Why Explore Alternative Materials?
The search for alternative materials in
catalysis is driven by several factors, including the need for more sustainable processes, the scarcity of traditional catalytic materials, and the quest for improved efficiency and selectivity. Conventional catalysts like platinum and palladium are expensive and have limited availability, pushing researchers to look for cheaper and more abundant alternatives.
Transition Metal Carbides
Transition metal carbides have gained attention due to their platinum-like behavior in certain reactions. They are more abundant and less costly than precious metals. Their robust nature makes them particularly suitable for harsh reaction conditions.
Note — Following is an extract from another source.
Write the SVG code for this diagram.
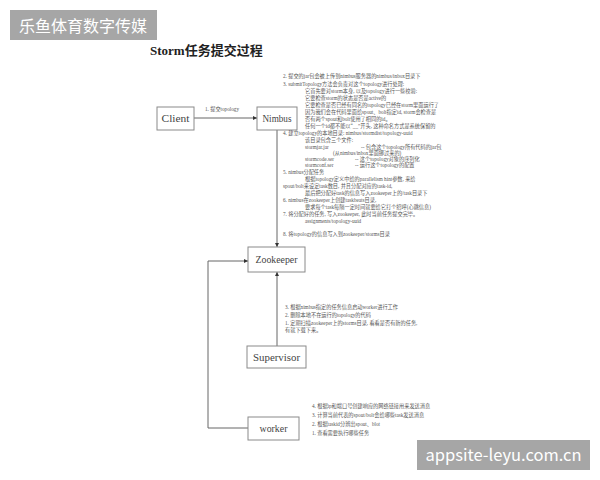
<svg xmlns="http://www.w3.org/2000/svg" width="600" height="480" viewBox="0 0 600 480">
<style>
.node rect{fill:#fff;stroke:#8a8a8a;stroke-width:1}
.nl{font-family:"Liberation Serif","Noto Sans CJK SC",serif;font-size:10.5px;fill:#444;text-anchor:middle}
.t{font-family:"Liberation Serif","Noto Sans CJK SC",serif;font-size:5.2px;fill:#555}
.conn{fill:none;stroke:#666;stroke-width:1}
.wm rect{fill:#a6a6a6}
.wm text{fill:#fff;font-family:"Noto Sans CJK SC","Noto Sans",sans-serif}
</style>
<defs>
<marker id="ah" viewBox="0 0 6 6" refX="6" refY="3" markerWidth="4" markerHeight="4" orient="auto">
<path d="M0,0 L6,3 L0,6 z" fill="#333"/>
</marker>
</defs>
<rect width="600" height="480" fill="#fff"/>
<g class="wm" id="wm1"><rect x="10" y="10" width="147" height="30"/><text x="19" y="32" font-size="16">乐鱼体育数字传媒</text></g>
<text x="150" y="55" font-family="'Liberation Serif','Noto Sans CJK SC',serif" font-size="13" font-weight="bold" fill="#222">Storm任务提交过程</text>

<g id="connectors">
<path class="conn" d="M194,118 L257,118" marker-end="url(#ah)"/>
<path class="conn" d="M277,130 L277,247" marker-end="url(#ah)"/>
<path class="conn" d="M277,346 L277,272" marker-end="url(#ah)"/>
<path class="conn" d="M248,428 L208,428 L208,261 L248,261" marker-end="url(#ah)"/>
<text class="t" x="205" y="111">1. 提交topology</text>
</g>

<g id="client" class="node"><rect x="157" y="107" width="37" height="23"/><text class="nl" x="175.5" y="122" textLength="28" lengthAdjust="spacingAndGlyphs">Client</text></g>
<g id="nimbus" class="node"><rect x="257" y="107" width="40" height="23"/><text class="nl" x="277" y="122" textLength="29" lengthAdjust="spacingAndGlyphs">Nimbus</text></g>
<g id="zookeeper" class="node"><rect x="248" y="247" width="57" height="25"/><text class="nl" x="276.5" y="263" textLength="42" lengthAdjust="spacingAndGlyphs">Zookeeper</text></g>
<g id="supervisor" class="node"><rect x="247" y="346" width="59" height="22"/><text class="nl" x="276.5" y="360.5" textLength="47" lengthAdjust="spacingAndGlyphs">Supervisor</text></g>
<g id="worker" class="node"><rect x="248" y="417" width="51" height="23"/><text class="nl" x="273.5" y="431.5" textLength="28" lengthAdjust="spacingAndGlyphs">worker</text></g>

<g id="nimbus-notes">
<text class="t" x="283" y="78">2. 提交的jar包会被上传到nimbus服务器的nimbus/inbox目录下</text>
<text class="t" x="283" y="86">3. submitTopology方法会负责对这个topology进行处理:</text>
<text class="t" x="305" y="93">它首先要对storm本身, 以及topology进行一些校验:</text>
<text class="t" x="305" y="100">它要检查storm的状态是否是active的</text>
<text class="t" x="305" y="107">它要检查是否已经有同名的topology已经在storm里面运行了</text>
<text class="t" x="305" y="114">因为我们会在代码里面给spout、bolt指定id, storm会检查是</text>
<text class="t" x="305" y="121">否有两个spout和bolt使用了相同的id。</text>
<text class="t" x="305" y="128">任何一个id都不能以“__”开头, 这种命名方式是系统保留的</text>
<text class="t" x="283" y="135">4. 建立topology的本地目录: nimbus/stormdist/topology-uuid</text>
<text class="t" x="305" y="142">该目录包含三个文件:</text>
<text class="t" x="305" y="148.5">stormjar.jar</text><text class="t" x="361" y="148.5">-- 包含这个topology所有代码的jar包</text>
<text class="t" x="333" y="155">(从nimbus/inbox里面挪过来的)</text>
<text class="t" x="305" y="161">stormcode.ser</text><text class="t" x="355" y="161">-- 这个topology对象的序列化</text>
<text class="t" x="305" y="167">stormconf.ser</text><text class="t" x="355" y="167">-- 运行这个topology的配置</text>
<text class="t" x="283" y="174">5. nimbus分配任务</text>
<text class="t" x="305" y="181">根据topology定义中给的parallelism hint参数, 来给</text>
<text class="t" x="283" y="188">spout/bolt来设定task数目, 并且分配对应的task-id,</text>
<text class="t" x="305" y="195">最后把分配好task的信息写入zookeeper上的/task目录下</text>
<text class="t" x="283" y="202">6. nimbus在zookeeper上创建taskbeats目录,</text>
<text class="t" x="305" y="209">要求每个task每隔一定时间就要给它打个招呼(心跳信息)</text>
<text class="t" x="283" y="216">7. 将分配好的任务, 写入zookeeper, 此时当前任务提交完毕。</text>
<text class="t" x="305" y="223">assignments/topology-uuid</text>
<text class="t" x="283" y="236">8. 将topology的信息写入到zookeeper/storms目录</text>
</g>

<g id="supervisor-notes">
<text class="t" x="285" y="309">3. 根据nimbus指定的任务信息启动worker进行工作</text>
<text class="t" x="285" y="317">2. 删除本地不在运行的topology的代码</text>
<text class="t" x="285" y="325">1. 定期扫描zookeeper上的storms目录, 看看是否有新的任务,</text>
<text class="t" x="285" y="332">有就下载下来。</text>
</g>

<g id="worker-notes">
<text class="t" x="312" y="408">4. 根据ip和端口号创建响应的网络链接用来发送消息</text>
<text class="t" x="312" y="417">3. 计算当前代表的spout/bolt会给哪些task发送消息</text>
<text class="t" x="312" y="426">2. 根据taskid分辨出spout、blot</text>
<text class="t" x="312" y="435">1. 查看需要执行哪些任务</text>
</g>

<g class="wm" id="wm2"><rect x="417" y="440" width="173" height="30"/><text x="503.5" y="461" font-size="16.5" text-anchor="middle">appsite-leyu.com.cn</text></g>
</svg>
Metal-Organic Frameworks (MOFs)
Metal-organic frameworks are porous structures composed of metal ions coordinated to organic ligands. Their high surface area and tunable pore sizes make them excellent candidates for gas storage, separation, and catalysis. MOFs can be designed to have specific functionalities, making them highly versatile.
Perovskites
Perovskites are another class of materials that have shown promise in catalysis. These materials have a unique crystal structure that can be tailored by varying the composition of their constituent elements. This tunability allows for the optimization of their catalytic properties for different reactions.
How Do Alternative Materials Compare to Traditional Catalysts?
While traditional catalysts like platinum and palladium are well-studied and highly effective, alternative materials often offer competitive advantages. For instance,
transition metal carbides can perform similarly to platinum in hydrogenation reactions but at a fraction of the cost.
MOFs can be engineered to have specific active sites that enhance selectivity and yield.
Perovskites offer tunability in electronic properties, which can be leveraged to improve catalytic activity.
What Are the Challenges?
Despite their potential, alternative materials also face challenges. One major issue is stability; many alternative materials may degrade under reaction conditions. Additionally, the synthesis of some of these materials can be complex and expensive. For example, while
MOFs offer high tunability, their large-scale production is still a challenge.
Future Directions
The future of catalysis lies in the continuous exploration and development of alternative materials. Advances in
computational modeling and
machine learning are aiding in the discovery of new materials with desirable properties. Moreover, the integration of
multifunctional catalysts that combine various catalytic activities in one material is an exciting area of research.
Conclusion
The exploration of alternative materials in catalysis is not just a trend but a necessity for sustainable and efficient chemical processes. From
transition metal carbides to
MOFs and
perovskites, the landscape of catalytic materials is expanding, offering new possibilities and solutions to longstanding challenges.